* Goal: Copy whichever lines contain the string "diagram".

* Supplied entries:
§
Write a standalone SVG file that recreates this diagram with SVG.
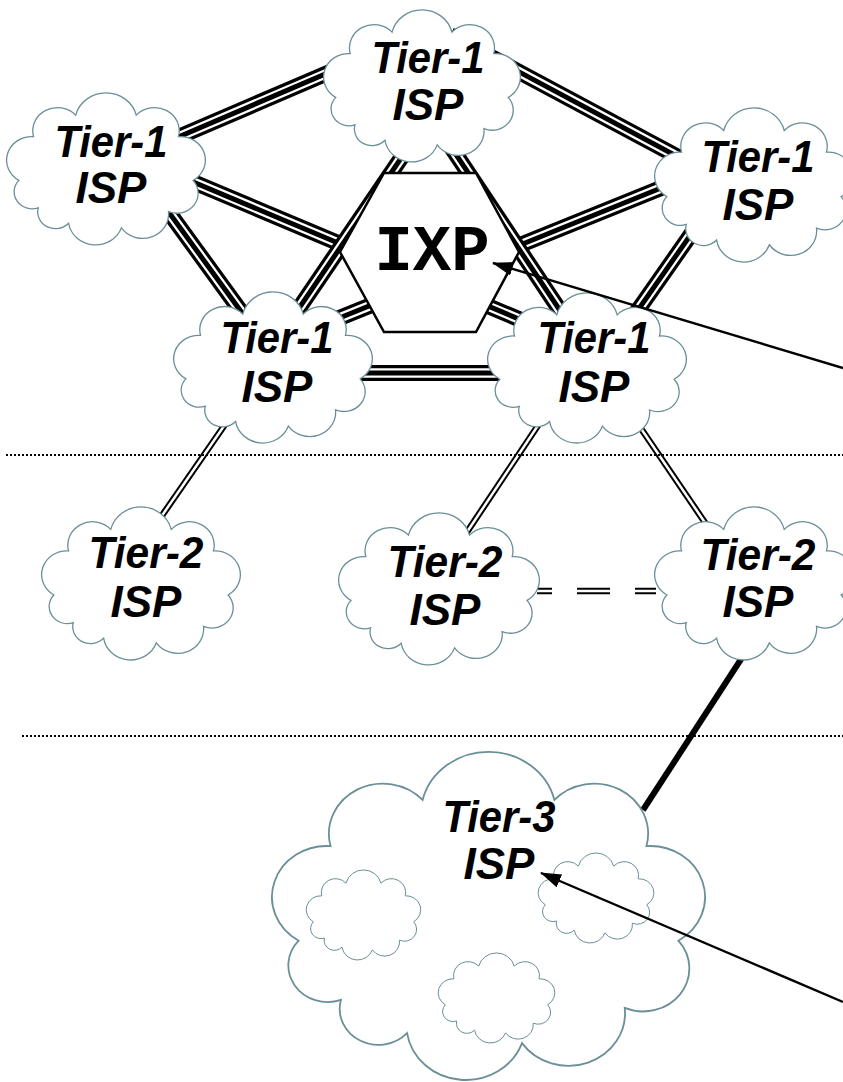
§
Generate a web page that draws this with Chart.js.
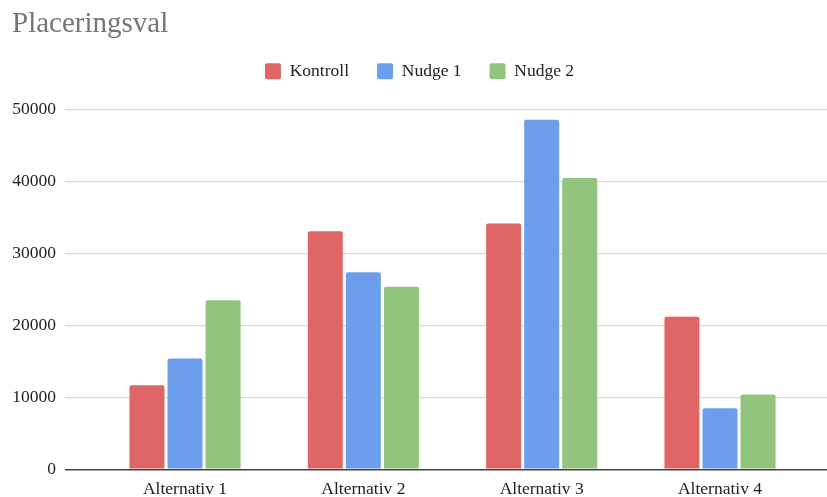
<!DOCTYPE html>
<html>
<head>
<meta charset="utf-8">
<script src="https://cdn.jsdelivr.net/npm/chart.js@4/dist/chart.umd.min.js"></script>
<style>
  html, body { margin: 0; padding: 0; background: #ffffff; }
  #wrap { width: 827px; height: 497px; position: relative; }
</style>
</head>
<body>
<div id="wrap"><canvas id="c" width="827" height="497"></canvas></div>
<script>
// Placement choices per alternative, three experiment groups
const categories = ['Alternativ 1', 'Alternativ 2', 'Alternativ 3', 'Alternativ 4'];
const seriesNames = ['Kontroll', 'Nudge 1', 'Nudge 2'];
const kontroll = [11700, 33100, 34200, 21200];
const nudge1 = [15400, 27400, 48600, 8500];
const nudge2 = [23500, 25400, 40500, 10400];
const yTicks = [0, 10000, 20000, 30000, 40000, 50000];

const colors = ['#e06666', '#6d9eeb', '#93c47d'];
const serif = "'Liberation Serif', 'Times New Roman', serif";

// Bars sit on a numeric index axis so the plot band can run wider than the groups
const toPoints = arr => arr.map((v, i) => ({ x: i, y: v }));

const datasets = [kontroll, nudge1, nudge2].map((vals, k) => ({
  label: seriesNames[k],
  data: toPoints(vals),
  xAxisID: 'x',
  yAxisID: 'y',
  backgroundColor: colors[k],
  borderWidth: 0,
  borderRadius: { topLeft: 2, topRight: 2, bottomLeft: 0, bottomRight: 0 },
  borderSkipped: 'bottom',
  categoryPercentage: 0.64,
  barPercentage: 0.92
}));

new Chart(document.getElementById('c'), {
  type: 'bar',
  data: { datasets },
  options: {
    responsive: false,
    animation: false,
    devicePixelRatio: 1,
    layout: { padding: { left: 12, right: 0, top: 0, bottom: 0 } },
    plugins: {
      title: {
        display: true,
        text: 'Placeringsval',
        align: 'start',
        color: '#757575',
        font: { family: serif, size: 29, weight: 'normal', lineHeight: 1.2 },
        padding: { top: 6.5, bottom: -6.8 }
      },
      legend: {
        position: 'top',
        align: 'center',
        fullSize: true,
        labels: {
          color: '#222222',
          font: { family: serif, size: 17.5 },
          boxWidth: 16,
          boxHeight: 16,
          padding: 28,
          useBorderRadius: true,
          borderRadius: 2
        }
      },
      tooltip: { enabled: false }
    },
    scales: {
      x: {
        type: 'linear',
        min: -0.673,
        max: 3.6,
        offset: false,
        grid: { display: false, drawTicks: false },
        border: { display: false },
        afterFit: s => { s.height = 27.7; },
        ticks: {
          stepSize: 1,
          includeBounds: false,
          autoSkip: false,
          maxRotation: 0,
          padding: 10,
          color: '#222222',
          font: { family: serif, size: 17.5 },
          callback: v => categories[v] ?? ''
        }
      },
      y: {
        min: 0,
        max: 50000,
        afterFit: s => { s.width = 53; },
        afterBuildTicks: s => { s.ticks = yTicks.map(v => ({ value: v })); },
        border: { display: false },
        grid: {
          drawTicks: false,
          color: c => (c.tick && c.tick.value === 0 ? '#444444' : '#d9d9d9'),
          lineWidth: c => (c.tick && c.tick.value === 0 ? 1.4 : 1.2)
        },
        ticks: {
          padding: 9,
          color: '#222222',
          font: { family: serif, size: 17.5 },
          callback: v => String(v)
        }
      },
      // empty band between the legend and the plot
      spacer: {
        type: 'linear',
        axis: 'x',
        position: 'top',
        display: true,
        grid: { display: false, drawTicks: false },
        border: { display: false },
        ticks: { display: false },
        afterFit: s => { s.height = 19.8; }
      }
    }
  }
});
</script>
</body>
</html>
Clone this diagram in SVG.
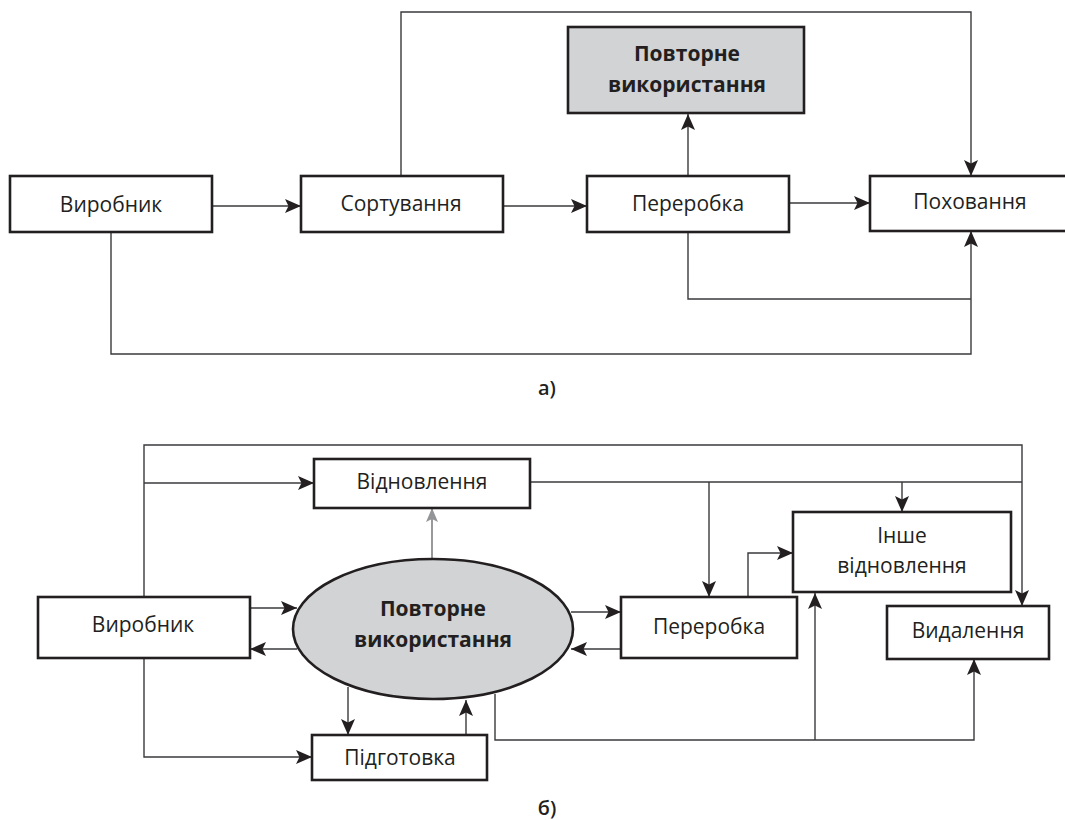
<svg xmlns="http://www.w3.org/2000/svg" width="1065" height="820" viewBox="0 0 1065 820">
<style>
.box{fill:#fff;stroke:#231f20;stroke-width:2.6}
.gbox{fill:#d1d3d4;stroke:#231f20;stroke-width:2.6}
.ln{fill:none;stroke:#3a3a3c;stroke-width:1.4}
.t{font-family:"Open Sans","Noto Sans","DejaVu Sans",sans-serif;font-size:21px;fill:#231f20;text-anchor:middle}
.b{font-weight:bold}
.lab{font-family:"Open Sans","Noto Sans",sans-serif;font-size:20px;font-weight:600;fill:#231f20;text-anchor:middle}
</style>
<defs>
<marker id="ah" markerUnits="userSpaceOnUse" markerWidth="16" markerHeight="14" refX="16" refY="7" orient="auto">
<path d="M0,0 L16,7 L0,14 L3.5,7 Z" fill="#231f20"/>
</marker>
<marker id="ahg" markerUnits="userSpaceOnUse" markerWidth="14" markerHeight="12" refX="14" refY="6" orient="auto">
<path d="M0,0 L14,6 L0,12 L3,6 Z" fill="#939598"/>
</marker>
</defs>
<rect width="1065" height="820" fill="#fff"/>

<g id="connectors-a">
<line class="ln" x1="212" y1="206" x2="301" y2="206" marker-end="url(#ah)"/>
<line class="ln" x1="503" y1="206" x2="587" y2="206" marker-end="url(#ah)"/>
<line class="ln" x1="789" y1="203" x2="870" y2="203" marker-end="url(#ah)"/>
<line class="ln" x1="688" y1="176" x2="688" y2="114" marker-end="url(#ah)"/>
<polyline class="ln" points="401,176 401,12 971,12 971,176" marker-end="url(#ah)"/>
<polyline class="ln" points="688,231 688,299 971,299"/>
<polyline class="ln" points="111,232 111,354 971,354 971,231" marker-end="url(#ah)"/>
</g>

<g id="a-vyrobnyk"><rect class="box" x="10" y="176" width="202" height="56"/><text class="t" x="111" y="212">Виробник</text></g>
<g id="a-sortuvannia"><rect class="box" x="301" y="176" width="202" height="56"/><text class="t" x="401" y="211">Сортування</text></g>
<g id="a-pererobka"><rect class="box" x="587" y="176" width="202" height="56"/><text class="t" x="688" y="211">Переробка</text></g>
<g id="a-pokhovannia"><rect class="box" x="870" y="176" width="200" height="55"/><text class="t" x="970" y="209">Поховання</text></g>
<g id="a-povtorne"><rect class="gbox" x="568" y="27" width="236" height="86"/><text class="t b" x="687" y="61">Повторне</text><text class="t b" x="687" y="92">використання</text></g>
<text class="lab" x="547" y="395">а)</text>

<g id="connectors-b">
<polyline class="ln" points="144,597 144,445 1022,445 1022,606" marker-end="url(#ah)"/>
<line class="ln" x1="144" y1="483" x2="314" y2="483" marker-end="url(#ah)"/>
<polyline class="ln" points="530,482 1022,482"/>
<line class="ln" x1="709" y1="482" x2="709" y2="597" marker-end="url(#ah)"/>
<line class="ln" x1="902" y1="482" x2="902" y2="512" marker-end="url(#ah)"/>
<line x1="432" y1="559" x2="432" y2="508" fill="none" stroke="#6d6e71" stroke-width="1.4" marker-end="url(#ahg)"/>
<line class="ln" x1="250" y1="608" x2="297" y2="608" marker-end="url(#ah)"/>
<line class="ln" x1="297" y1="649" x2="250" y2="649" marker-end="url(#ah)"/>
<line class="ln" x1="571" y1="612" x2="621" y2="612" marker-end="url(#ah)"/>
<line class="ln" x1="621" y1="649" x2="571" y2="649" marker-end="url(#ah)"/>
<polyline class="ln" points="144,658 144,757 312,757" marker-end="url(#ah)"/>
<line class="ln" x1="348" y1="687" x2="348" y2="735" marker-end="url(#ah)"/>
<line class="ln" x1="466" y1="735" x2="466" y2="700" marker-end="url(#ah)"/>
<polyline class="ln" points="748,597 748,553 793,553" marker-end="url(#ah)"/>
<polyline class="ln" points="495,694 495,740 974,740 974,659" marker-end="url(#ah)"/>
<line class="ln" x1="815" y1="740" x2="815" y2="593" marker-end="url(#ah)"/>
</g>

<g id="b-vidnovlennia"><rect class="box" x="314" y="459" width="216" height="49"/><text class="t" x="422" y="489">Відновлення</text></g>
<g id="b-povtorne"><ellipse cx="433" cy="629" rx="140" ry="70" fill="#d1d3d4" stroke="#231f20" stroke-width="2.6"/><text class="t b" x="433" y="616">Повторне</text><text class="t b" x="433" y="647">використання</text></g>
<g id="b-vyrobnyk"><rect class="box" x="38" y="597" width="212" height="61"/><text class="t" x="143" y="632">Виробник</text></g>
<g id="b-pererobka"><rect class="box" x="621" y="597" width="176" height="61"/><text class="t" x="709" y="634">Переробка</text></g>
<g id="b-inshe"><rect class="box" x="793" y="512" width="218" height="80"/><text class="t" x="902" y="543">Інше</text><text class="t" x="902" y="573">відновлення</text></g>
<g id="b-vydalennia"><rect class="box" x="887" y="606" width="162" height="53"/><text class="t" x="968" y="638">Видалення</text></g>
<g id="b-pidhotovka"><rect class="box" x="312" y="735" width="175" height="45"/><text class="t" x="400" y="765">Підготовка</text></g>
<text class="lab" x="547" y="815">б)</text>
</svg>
§
* Reply to the task:
Write a standalone SVG file that recreates this diagram with SVG.
Clone this diagram in SVG.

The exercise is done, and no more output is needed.